The contradictory logics of colonialism can be understood to have been anxiety-producing in relation to bodily sovereignty, most especially for African women. However, the colonial order also enabled a challenge from within, if one was sufficiently light-footed and adept at seizing its paradoxical claim to a certain ethics. Strategies exploiting the colonial state’s logical gaps were deployed by African women far earlier than imagined, judging by the experience of Adelina Wari, adult by the late 19th century, but completely unknown in the scholarship. Wari is present as a hitherto unnoticed trace in the colonial archive, against a contemporary dispossession and attempt at her erasure. In the name of eradicating slavery Wari was stripped of a customary inheritance in real property, and which may also have included her control of the bodies of others. In response, she evacuated earlier subjectivities for new ones, seeming to continuously reinvent herself in a tactics that evades discipline if not quite torture and incarceration. Following Wari’s subsequent appeal to the courts, the talk engages the colonial-era African imaginary in Adelina Wari’s mobile vicinities. These invoke questions about unfreedom, the possibility of freedom, and the body proper, as well as their visual and spatial entanglements with, and representations in various art media. The talk will also assert the relevance of such imaginaries for reading art elsewhere –as for instance in late twentieth-century art of Black British artist Sokari Douglas-Camp.
Biography:
Ikem Stanley Okoye is Associate Professor in the Department of Art History at the University of Delaware where he holds a joint appointment in the Africana Studies Department. Born in Nigeria, raised in part just outside Grays, Essex, he studied architecture and architectural studies at the Bartlett, University College London, before working for a PhD in History of Art and Architecture at the Massachusetts Institute of Technology (or MIT), Cambridge, Massachusetts. Okoye’s work currently focuses on the intersections of art, architecture and landscapes in Africa, leap-frogging from the present into the precolonial period era of the trans-Atlantic slave trade –all of which he sometimes describes as art’s complexity in the vicinity of “architecture”. Professor Okoye has received grant and fellowships over his career that have included the Canadian Centre for Architecture (a Mellon funded grant, 2019), the Rockefeller Foundation, the Institute for Advanced Study at Princeton, and the Modern Oriental Institute, Berlin among others. Okoye’s work on the conjunctures of both African, American and European histories of art, architecture, photography and film, is published in several journals both traditional and digital, including the Art Bulletin; the Harvard Architectural Review; Interventions– a journal of Postcolonial Studies; RES: Journal of Anthropology and Aesthetics, and Critical Interventions, as well as in edited books and online platforms that have included African Mobilities –This is Not a Refugee Camp Exhibition (Mpho Matsipa, ed.); Cultural Landscape Heritage in Sub-Saharan Africa (John Beardsley, ed.); Art History and Fetishism Abroad (Kersten Meincke and Gabriel Genge, eds.); Strangers, Diasporas, Exiles (Kobena Mercer [ed.]; and The Anthropologies of Art (Mariet Westermann, ed.). Okoye has served on the Editorial Board of the Art Bulletin and other journals, and on the advisory boards of many others. He has been the national Chair of the Association of African Studies Programs, a voluntary association of tertiary institutions in the United States with Programs or Departments focused on the study of all things Africa-related. Okoye has two books in progress, the one most likely to be published first (2020) being the title Hideous Architecture through Brill Academic Publishers, Leiden.
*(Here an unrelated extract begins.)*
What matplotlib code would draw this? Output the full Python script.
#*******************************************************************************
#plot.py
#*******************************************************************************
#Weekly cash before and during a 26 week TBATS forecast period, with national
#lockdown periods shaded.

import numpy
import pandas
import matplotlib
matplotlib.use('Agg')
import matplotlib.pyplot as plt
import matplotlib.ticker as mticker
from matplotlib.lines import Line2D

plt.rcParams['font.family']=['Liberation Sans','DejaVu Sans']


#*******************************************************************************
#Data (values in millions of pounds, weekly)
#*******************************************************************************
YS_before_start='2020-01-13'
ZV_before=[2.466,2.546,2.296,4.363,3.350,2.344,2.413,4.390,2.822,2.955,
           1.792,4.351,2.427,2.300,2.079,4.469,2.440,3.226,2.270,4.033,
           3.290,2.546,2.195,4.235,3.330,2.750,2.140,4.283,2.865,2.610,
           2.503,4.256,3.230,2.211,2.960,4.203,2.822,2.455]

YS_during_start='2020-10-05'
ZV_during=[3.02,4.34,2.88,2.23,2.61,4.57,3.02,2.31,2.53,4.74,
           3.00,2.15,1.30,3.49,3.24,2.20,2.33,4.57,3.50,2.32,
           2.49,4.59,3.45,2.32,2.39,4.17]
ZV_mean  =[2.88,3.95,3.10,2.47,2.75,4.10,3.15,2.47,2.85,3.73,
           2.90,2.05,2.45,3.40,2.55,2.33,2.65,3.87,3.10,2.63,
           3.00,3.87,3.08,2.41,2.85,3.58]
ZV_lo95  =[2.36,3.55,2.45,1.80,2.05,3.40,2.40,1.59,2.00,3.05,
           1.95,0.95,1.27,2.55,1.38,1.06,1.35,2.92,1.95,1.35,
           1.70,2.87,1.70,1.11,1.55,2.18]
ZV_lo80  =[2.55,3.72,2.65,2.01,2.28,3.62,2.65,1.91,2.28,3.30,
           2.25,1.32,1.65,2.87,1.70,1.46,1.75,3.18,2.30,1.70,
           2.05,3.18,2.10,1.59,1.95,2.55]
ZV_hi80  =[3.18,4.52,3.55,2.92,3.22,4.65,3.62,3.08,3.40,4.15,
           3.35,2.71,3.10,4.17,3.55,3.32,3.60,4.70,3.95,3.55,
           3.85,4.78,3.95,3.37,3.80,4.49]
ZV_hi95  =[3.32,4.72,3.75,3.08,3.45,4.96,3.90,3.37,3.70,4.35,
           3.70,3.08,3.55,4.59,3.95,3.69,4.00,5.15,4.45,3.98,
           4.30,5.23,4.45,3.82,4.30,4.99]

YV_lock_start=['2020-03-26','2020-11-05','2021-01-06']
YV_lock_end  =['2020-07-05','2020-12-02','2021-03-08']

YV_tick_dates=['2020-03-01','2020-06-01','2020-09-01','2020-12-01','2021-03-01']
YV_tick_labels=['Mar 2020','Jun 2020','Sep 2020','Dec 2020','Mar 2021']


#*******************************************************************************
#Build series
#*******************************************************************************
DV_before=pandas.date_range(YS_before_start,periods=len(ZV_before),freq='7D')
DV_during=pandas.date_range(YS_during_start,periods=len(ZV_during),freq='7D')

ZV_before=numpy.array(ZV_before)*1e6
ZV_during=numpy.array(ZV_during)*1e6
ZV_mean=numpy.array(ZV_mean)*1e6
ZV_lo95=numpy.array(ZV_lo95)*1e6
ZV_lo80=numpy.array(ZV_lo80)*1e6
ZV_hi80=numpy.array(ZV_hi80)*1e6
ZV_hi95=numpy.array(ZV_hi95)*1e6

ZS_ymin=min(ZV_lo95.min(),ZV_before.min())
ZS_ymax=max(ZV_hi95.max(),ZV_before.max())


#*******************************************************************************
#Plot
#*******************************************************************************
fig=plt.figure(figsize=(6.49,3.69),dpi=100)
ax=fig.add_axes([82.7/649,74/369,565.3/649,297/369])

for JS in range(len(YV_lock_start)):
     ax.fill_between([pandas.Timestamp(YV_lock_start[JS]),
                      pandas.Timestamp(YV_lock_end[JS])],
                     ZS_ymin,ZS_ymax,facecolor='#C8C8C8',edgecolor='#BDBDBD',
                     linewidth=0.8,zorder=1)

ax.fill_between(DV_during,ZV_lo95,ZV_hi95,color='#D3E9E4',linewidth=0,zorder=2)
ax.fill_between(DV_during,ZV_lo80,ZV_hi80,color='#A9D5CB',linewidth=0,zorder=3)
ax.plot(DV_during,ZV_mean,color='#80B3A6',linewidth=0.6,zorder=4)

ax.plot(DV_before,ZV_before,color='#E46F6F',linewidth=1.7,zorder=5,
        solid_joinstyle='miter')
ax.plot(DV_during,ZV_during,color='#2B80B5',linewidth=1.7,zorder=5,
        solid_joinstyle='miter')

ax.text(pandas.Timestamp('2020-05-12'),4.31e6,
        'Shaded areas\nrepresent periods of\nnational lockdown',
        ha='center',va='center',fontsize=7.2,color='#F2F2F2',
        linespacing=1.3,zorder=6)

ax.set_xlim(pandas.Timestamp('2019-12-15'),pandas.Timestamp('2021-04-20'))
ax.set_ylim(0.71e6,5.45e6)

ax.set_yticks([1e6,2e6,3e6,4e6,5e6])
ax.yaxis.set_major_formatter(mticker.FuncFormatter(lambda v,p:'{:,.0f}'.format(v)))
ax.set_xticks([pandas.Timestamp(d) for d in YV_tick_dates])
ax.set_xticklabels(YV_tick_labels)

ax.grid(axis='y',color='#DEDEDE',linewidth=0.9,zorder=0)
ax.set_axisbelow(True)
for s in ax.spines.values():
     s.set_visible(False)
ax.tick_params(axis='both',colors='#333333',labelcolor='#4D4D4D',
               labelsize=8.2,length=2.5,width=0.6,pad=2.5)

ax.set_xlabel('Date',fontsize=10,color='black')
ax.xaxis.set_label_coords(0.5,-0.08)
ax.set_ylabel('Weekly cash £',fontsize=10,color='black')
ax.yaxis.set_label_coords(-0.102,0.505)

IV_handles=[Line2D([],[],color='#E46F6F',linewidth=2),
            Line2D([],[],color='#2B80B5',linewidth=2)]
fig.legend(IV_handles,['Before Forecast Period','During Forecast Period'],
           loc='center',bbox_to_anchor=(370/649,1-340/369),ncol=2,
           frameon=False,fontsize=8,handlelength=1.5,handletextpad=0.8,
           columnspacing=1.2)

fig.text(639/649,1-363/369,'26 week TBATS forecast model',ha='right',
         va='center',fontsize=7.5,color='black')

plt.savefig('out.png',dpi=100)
Organised by Dr Sussan Babaie (The Courtauld) and Dr Scott Nethersole (The Courtauld)
The Frank Davis Memorial Lecture Series:
The Frank Davis Memorial Lecture Series is one of two annual distinguished lecture series at The Courtauld. This series was established in 1989, as a result of a bequest from the F.M. Kirby Foundation, in honour of Frank Davis, who was a critic for Country Life magazine. The bequest has allowed The Courtauld to invite internationally renowned scholars to come to the institute to speak about their work in a public forum.